Thursday, October 4, 2007

A Letter to Scott Garrett

Dear Representative Garrett,

My name is Tom Montuori and I am a teacher at Dumont High School in Bergen County. I am writing to share my perspective with you on the NCLB Act. As an educator, I feel I have a valid, but marginalized viewpoint on the active role the federal government can take in improving public education on the local level. I should preface my words by saying that I am not “anti-standards”, as many of my colleagues appear to be. Any realistic proposal for federal education policy must rely on a set of standards. If utilized properly I believe that standards do not have to be regarded by reasonable teachers as a counter to what we are trying to accomplish in the classroom. Rather, standards need to be address the specific needs of a area.

The ramifications of the NCLB Act are far-reaching and almost entirely negative on the quality of education in public schools, particularly those in under-funded districts. There seems to be a disconnect between the needs of schools and the perceptions and attitudes of our lawmakers. How could the national government ever hope to satisfy the needs of 50 diverse states with a blanket law to govern them all? A nation that prides itself on diversity must also do more to recognize and accommodate the cultural and socioeconomic diversity that exists within its 300 million-person population. The challenges of educating children in New Jersey or Massachusetts are profoundly different from those faced in Kansas or Nebraska.

I am fortunate to teach in a school district where local taxes fund the vast majority of the school budget. The socioeconomic status of our residents indicates that the standards outlined by the national government will not be a challenge to satisfy. Coupled with the fact that our district does not rely on federal dollars, it is plainly obvious that the NCLB Act influences the instruction in our district to a far less degree than many nearby districts.
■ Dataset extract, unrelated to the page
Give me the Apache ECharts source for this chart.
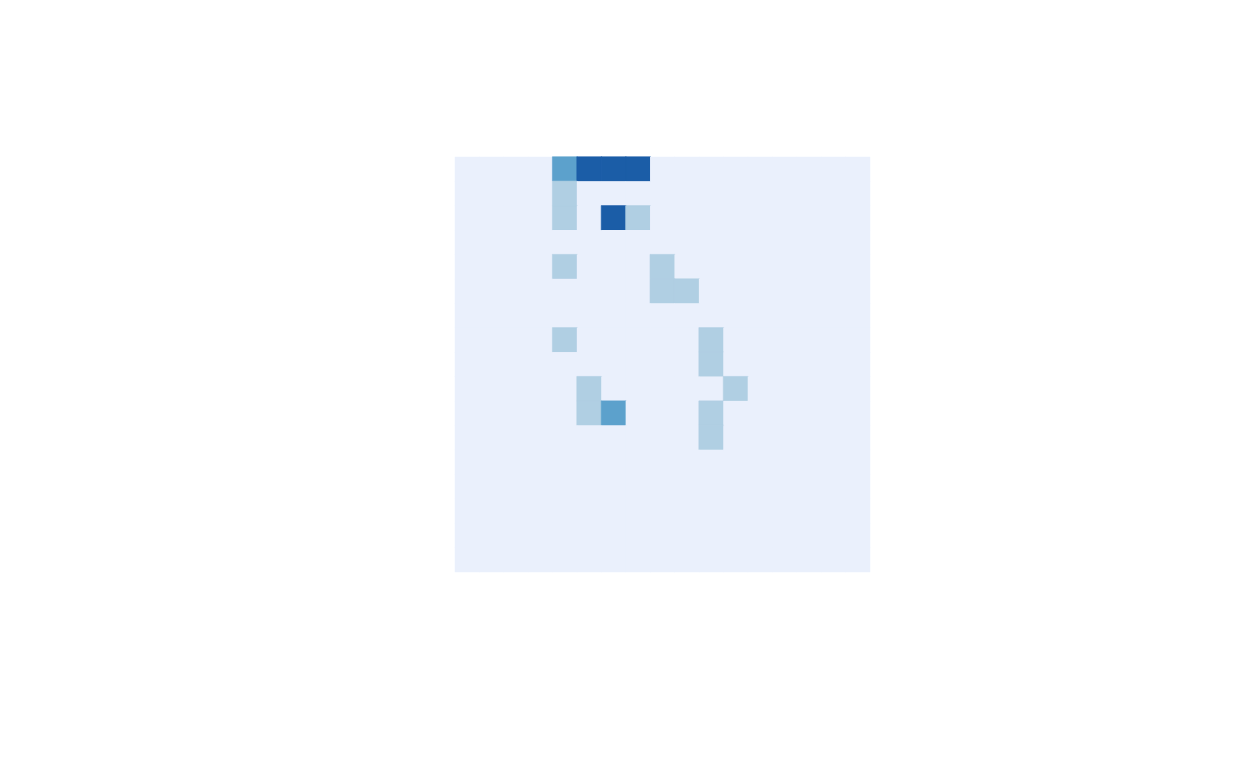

These facts lie at the heart of what is inherently wrong with the NCLB Act. The districts where student achievement is lowest, where local funding is minimal, where the quality of facilities and resources is most lacking are the very districts that the NCLB Act have affected. Under-funded schools are placed in a position where they must decide what is most important. Invariably, local administrators and teachers must take the necessary measures to insure that their federal funding will not be cut off. Teaching to the test is the immediate consequence in the classroom. However, how can a single set of standards adequately cover what children need to know in Charleston, West Virginia and East Los Angeles, California?

I would respectfully submit what the representatives such as you need to remember is what our Founding Fathers intended in the Constitution. The states were delegated the power to control education within their borders. The NCLB Act is a thinly veiled attempt to circumnavigate that ideal, by dangling federal dollars before schools like a carrot on a stick.

Sincerely yours,

Tom Montuori

1 comment:

Prof. Bachenheimer said...

Should we then go back to a pure state rights situation where the federal government has no say in what the states do and we have 50 different systems with varied levels of accountability?